* [Direction] Check each line of the material below for "chart", then copy the ones that contain it.

* [Dataset section]
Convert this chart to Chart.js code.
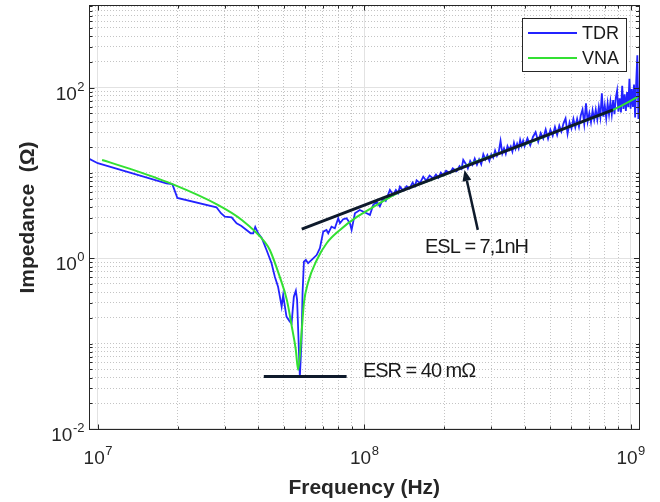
<!DOCTYPE html>
<html>
<head>
<meta charset="utf-8">
<script src="https://cdn.jsdelivr.net/npm/chart.js@4.4.1/dist/chart.umd.min.js"></script>
<style>
html, body { margin: 0; padding: 0; background: #fff; }
</style>
</head>
<body>
<canvas id="chart" width="660" height="502"></canvas>
<script>
// TDR measurement: frequency (MHz) and impedance (Ohm)
const tdrFreq = [
  9.25, 10.0, 18.1, 19.05, 19.9, 27.9, 29.0, 30.0, 31.8, 33.2,
  34.6, 37.5, 38.3, 39.0, 40.0, 41.3, 43.0, 44.9, 46.2, 47.5,
  48.25, 49.0, 49.65, 50.4, 51.1, 52.6, 53.4, 54.45, 55.4, 56.0,
  56.7, 57.35, 58.2, 58.7, 59.4, 60.4, 61.6, 63.5, 66.3, 68.2,
  70.2, 72.2, 73.3, 75.4, 77.6, 79.9, 81.1, 83.4, 85.9, 88.4,
  89.7, 92.3, 96.3,
  102.1, 105.1, 108.1, 111.3, 114.5, 117.9, 120.5, 124.9, 128.5, 131.5,
  134.0, 136.2, 140.0, 144.3, 148.0, 152.0, 155.0, 157.3, 162.0, 166.6,
  171.0, 176.0, 181.6, 186.0, 190.0, 194.0, 198.0, 203.0, 209.8, 215.0,
  222.3, 228.0, 232.0, 235.4, 242.4,
  245, 250, 255, 260, 265, 270,
  275, 280, 285, 290, 295, 300, 305, 310, 315, 320,
  325, 330, 335, 340, 345, 350, 355, 360, 365, 370,
  375, 380, 385, 390, 395, 400, 410, 420, 430, 440,
  450, 460, 470, 480, 490, 500, 510, 520, 530, 540,
  550, 560, 570, 580, 590, 600, 610, 620, 630, 640,
  650, 660, 670, 680, 690, 700, 710, 720, 730, 740,
  750, 760, 770, 780, 790, 800, 810, 820, 830, 840,
  850, 860, 870, 880, 890, 900, 910, 920, 930, 940,
  950, 960, 970, 980, 990, 1000, 1010, 1020, 1030, 1040,
  1050, 1060, 1070, 1080
];
const tdrZ = [
  14.7, 13.0, 7.57, 7.39, 5.09, 3.96, 3.37, 3.07, 3.01, 2.57,
  2.39, 1.96, 1.96, 2.33, 1.96, 1.72, 1.25, 0.874, 0.608, 0.465,
  0.355, 0.271, 0.371, 0.271, 0.207, 0.181, 0.173, 0.355, 0.417, 0.325,
  0.110, 0.0405, 0.110, 0.389, 0.912, 0.955, 0.874, 0.955, 1.09, 1.31,
  2.05, 2.15, 1.96, 2.35, 2.25, 2.94, 2.57, 2.87, 2.94, 2.57,
  2.15, 3.37, 3.68,
  3.37, 3.22, 4.22, 4.61, 4.05, 5.05, 4.7, 6.32, 5.52, 6.3,
  5.8, 6.91, 6.2, 7.0, 6.6, 7.7, 7.0, 8.2, 7.6, 9.05,
  8.1, 9.3, 8.6, 9.6, 8.8, 10.1, 9.4, 10.6, 9.9, 11.3,
  10.5, 12.0, 11.2, 14.2, 12.3,
  11.3, 13.8, 12.4, 14.7, 12.5, 14.4,
  12.6, 16.5, 14.4, 16.2, 13.9, 16.5, 15.1, 18.3, 15.9, 17.7,
  23.7, 16.9, 19.4, 16.8, 20.6, 18.6, 20.4, 17.8, 22.5, 19.2,
  22.0, 19.4, 24.4, 20.9, 23.8, 20.5, 25.4, 21.0, 26.4, 30.1,
  23.3, 29.4, 25.3, 32.3, 25.2, 32.1, 27.3, 34.6, 28.0, 35.9,
  30.6, 38.1, 43.6, 28.8, 39.2, 33.2, 43.0, 34.2, 43.1, 34.7,
  47.1, 55.2, 37.5, 65.5, 40.1, 50.2, 39.3, 54.1, 42.0, 55.0,
  42.4, 59.2, 45.2, 85.5, 45.6, 61.4, 43.9, 65.3, 48.4, 68.3,
  48.7, 71.3, 49.0, 76.1, 92.6, 52.1, 75.1, 51.2, 105.4, 56.1,
  83.4, 53.2, 88.7, 59.0, 126.6, 56.5, 96.4, 59.2, 108.9, 44.8,
  118.4, 240, 42.8, 100.9
];

// VNA measurement: frequency (MHz) and impedance (Ohm)
const vnaFreq = [
  10.38, 12.97, 18.97, 28.23, 34.73, 42.38, 44.25, 48.25, 51.25, 53.52,
  55.4, 56.5, 58.2, 59.4, 61.5, 66.4, 72.4, 81.1, 93.9, 111.6,
  136.2, 166.1, 200, 249.4, 323.3, 420, 543, 700, 859, 1066
];
const vnaZ = [
  14.2, 11.4, 7.43, 4.22, 2.81, 1.55, 1.25, 0.60, 0.325, 0.157,
  0.084, 0.049, 0.133, 0.299, 0.513, 0.955, 1.51, 2.15, 3.05, 4.22,
  5.99, 7.64, 9.5, 12.75, 17.2, 22.8, 31.5, 42.5, 54.8, 77.8
];

// series names
const seriesNames = ['TDR', 'VNA'];

// annotation lines (MHz, Ohm)
const eslFreq = [58.3, 859];
const eslZ = [2.2, 54.8];
const esrFreq = [42.0, 85.9];
const esrZ = [0.041, 0.041];
const arrowFreq = [267, 238];
const arrowZ = [2.15, 10.8];
const eslText = 'ESL = 7,1nH';
const esrText = 'ESR = 40 mΩ';
const eslTextAt = [264, 1.34];
const esrTextAt = [98.9, 0.0477];

// axes
const xRange = [9.27e6, 1.08e9];
const yRange = [0.0097, 930];
const xTickValues = [1e7, 1e8, 1e9];
const xTickExp = ['7', '8', '9'];
const yTickValues = [1e-2, 1, 1e2];
const yTickExp = ['-2', '0', '2'];

const FONT = '"Liberation Sans", Arial, Helvetica, sans-serif';
const AXIS_COLOR = '#262626';

const toPoints = (freq, z) => freq.map((f, i) => ({ x: f * 1e6, y: z[i] }));

const isMajor = (v, majors) => majors.some((m) => Math.abs(v / m - 1) < 1e-9);

// all 1..9 x 10^n ticks, majors only where labelled
function logTicks(majors) {
  return (scale) => {
    const ticks = [];
    const lo = Math.floor(Math.log10(scale.min));
    const hi = Math.ceil(Math.log10(scale.max));
    for (let e = lo; e <= hi; e++) {
      for (let m = 1; m <= 9; m++) {
        const v = m * Math.pow(10, e);
        if (v >= scale.min && v <= scale.max) {
          ticks.push({ value: v, major: isMajor(v, majors) });
        }
      }
    }
    scale.ticks = ticks;
  };
}

const gridColor = (c) => (c.tick && c.tick.major ? '#e2e2e2' : '#c4c4c4');
const gridDash = (c) => (c.tick && c.tick.major ? [] : [1, 2]);

// box, inward ticks, tick labels, arrow, text, legend
const decorPlugin = {
  id: 'decor',
  afterDraw(chart) {
    const { ctx, chartArea: a, scales: { x, y } } = chart;
    ctx.save();

    ctx.strokeStyle = AXIS_COLOR;
    ctx.lineWidth = 1;
    ctx.strokeRect(Math.round(a.left) + 0.5, Math.round(a.top) + 0.5,
      Math.round(a.right - a.left) - 1, Math.round(a.bottom - a.top) - 1);

    ctx.beginPath();
    x.ticks.forEach((t) => {
      const p = Math.round(x.getPixelForValue(t.value)) + 0.5;
      const len = t.major ? 5.5 : 3.5;
      ctx.moveTo(p, a.bottom); ctx.lineTo(p, a.bottom - len);
      ctx.moveTo(p, a.top); ctx.lineTo(p, a.top + len);
    });
    y.ticks.forEach((t) => {
      const p = Math.round(y.getPixelForValue(t.value)) + 0.5;
      const len = t.major ? 5.5 : 3.5;
      ctx.moveTo(a.left, p); ctx.lineTo(a.left + len, p);
      ctx.moveTo(a.right, p); ctx.lineTo(a.right - len, p);
    });
    ctx.stroke();

    // tick labels 10^n
    ctx.fillStyle = AXIS_COLOR;
    ctx.textBaseline = 'alphabetic';
    ctx.textAlign = 'left';
    const baseFont = '19px ' + FONT;
    const expFont = '13px ' + FONT;
    xTickValues.forEach((v, i) => {
      const p = x.getPixelForValue(v);
      ctx.font = baseFont;
      const w1 = ctx.measureText('10').width;
      ctx.font = expFont;
      const w2 = ctx.measureText(xTickExp[i]).width;
      const sx = p - (w1 + w2) / 2;
      ctx.font = baseFont;
      ctx.fillText('10', sx, a.bottom + 34);
      ctx.font = expFont;
      ctx.fillText(xTickExp[i], sx + w1 + 0.5, a.bottom + 25);
    });
    yTickValues.forEach((v, i) => {
      const p = y.getPixelForValue(v);
      ctx.font = baseFont;
      const w1 = ctx.measureText('10').width;
      ctx.font = expFont;
      const w2 = ctx.measureText(yTickExp[i]).width;
      const sx = a.left - 5 - (w1 + w2);
      ctx.font = baseFont;
      ctx.fillText('10', sx, p + 12);
      ctx.font = expFont;
      ctx.fillText(yTickExp[i], sx + w1 + 0.5, p + 3);
    });

    // arrow to the ESL line
    const ax0 = x.getPixelForValue(arrowFreq[0] * 1e6), ay0 = y.getPixelForValue(arrowZ[0]);
    const ax1 = x.getPixelForValue(arrowFreq[1] * 1e6), ay1 = y.getPixelForValue(arrowZ[1]);
    const ang = Math.atan2(ay1 - ay0, ax1 - ax0);
    const hl = 11, hw = 4.5;
    const bx = ax1 - hl * Math.cos(ang), by = ay1 - hl * Math.sin(ang);
    ctx.strokeStyle = '#0e1a2b';
    ctx.fillStyle = '#0e1a2b';
    ctx.lineWidth = 2.5;
    ctx.beginPath();
    ctx.moveTo(ax0, ay0);
    ctx.lineTo(bx, by);
    ctx.stroke();
    ctx.beginPath();
    ctx.moveTo(ax1, ay1);
    ctx.lineTo(bx + hw * Math.sin(ang), by - hw * Math.cos(ang));
    ctx.lineTo(bx - hw * Math.sin(ang), by + hw * Math.cos(ang));
    ctx.closePath();
    ctx.fill();

    // annotation text
    ctx.fillStyle = '#1a1a1a';
    ctx.font = '20px ' + FONT;
    if ('letterSpacing' in ctx) ctx.letterSpacing = '-1px';
    ctx.textBaseline = 'middle';
    ctx.textAlign = 'center';
    ctx.fillText(eslText, x.getPixelForValue(eslTextAt[0] * 1e6), y.getPixelForValue(eslTextAt[1]));
    ctx.textAlign = 'left';
    ctx.fillText(esrText, x.getPixelForValue(esrTextAt[0] * 1e6), y.getPixelForValue(esrTextAt[1]));
    if ('letterSpacing' in ctx) ctx.letterSpacing = '0px';

    // legend
    const lx = 522, ly = 18, lw = 104, lh = 53;
    ctx.fillStyle = '#fff';
    ctx.fillRect(lx, ly, lw, lh);
    ctx.strokeStyle = AXIS_COLOR;
    ctx.lineWidth = 1;
    ctx.strokeRect(lx + 0.5, ly + 0.5, lw, lh);
    ctx.font = '18px ' + FONT;
    ctx.textAlign = 'left';
    ctx.textBaseline = 'middle';
    [0, 1].forEach((k) => {
      const ds = chart.data.datasets[k];
      const yy = ly + 15 + k * 25;
      ctx.strokeStyle = ds.borderColor;
      ctx.lineWidth = 2;
      ctx.beginPath();
      ctx.moveTo(lx + 6, yy);
      ctx.lineTo(lx + 55, yy);
      ctx.stroke();
      ctx.fillStyle = '#1a1a1a';
      ctx.fillText(ds.label, lx + 60, yy + 1);
    });

    ctx.restore();
  }
};

const canvas = document.getElementById('chart');
const chart = new Chart(canvas, {
  type: 'line',
  data: {
    datasets: [
      {
        label: seriesNames[0],
        data: toPoints(tdrFreq, tdrZ),
        borderColor: '#2323ff',
        borderWidth: 1.8,
        order: 2
      },
      {
        label: seriesNames[1],
        data: toPoints(vnaFreq, vnaZ),
        borderColor: '#33e033',
        borderWidth: 2,
        cubicInterpolationMode: 'monotone',
        order: 1
      },
      {
        label: 'ESL',
        data: toPoints(eslFreq, eslZ),
        borderColor: '#0e1a2b',
        borderWidth: 3,
        order: 0
      },
      {
        label: 'ESR',
        data: toPoints(esrFreq, esrZ),
        borderColor: '#0e1a2b',
        borderWidth: 3,
        order: 0
      }
    ]
  },
  options: {
    responsive: false,
    animation: false,
    layout: { padding: { left: 0, right: 20.5, top: 5, bottom: 0 } },
    elements: { point: { radius: 0 }, line: { tension: 0 } },
    plugins: { legend: { display: false }, tooltip: { enabled: false } },
    scales: {
      x: {
        type: 'logarithmic',
        min: xRange[0],
        max: xRange[1],
        afterBuildTicks: logTicks(xTickValues),
        afterFit: (s) => { s.height = 72; },
        ticks: { display: false },
        grid: { drawTicks: false, color: gridColor, lineWidth: 1 },
        border: { display: false, dash: gridDash },
        title: {
          display: true,
          text: 'Frequency (Hz)',
          color: AXIS_COLOR,
          font: { family: FONT, size: 21, weight: 'bold' },
          padding: { top: 0, bottom: 1 }
        }
      },
      y: {
        type: 'logarithmic',
        min: yRange[0],
        max: yRange[1],
        afterBuildTicks: logTicks(yTickValues),
        afterFit: (s) => { s.width = 89; },
        ticks: { display: false },
        grid: { drawTicks: false, color: gridColor, lineWidth: 1 },
        border: { display: false, dash: gridDash },
        title: {
          display: true,
          text: 'Impedance  (Ω)',
          color: AXIS_COLOR,
          font: { family: FONT, size: 21, weight: 'bold' },
          padding: { top: 16, bottom: 0 }
        }
      }
    }
  },
  plugins: [decorPlugin]
});
</script>
</body>
</html>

* [Output of the exercise]
Convert this chart to Chart.js code.
<script src="https://cdn.jsdelivr.net/npm/chart.js@4.4.1/dist/chart.umd.min.js"></script>
<canvas id="chart" width="660" height="502"></canvas>
  afterDraw(chart) {
    const { ctx, chartArea: a, scales: { x, y } } = chart;
      const ds = chart.data.datasets[k];
const canvas = document.getElementById('chart');
const chart = new Chart(canvas, {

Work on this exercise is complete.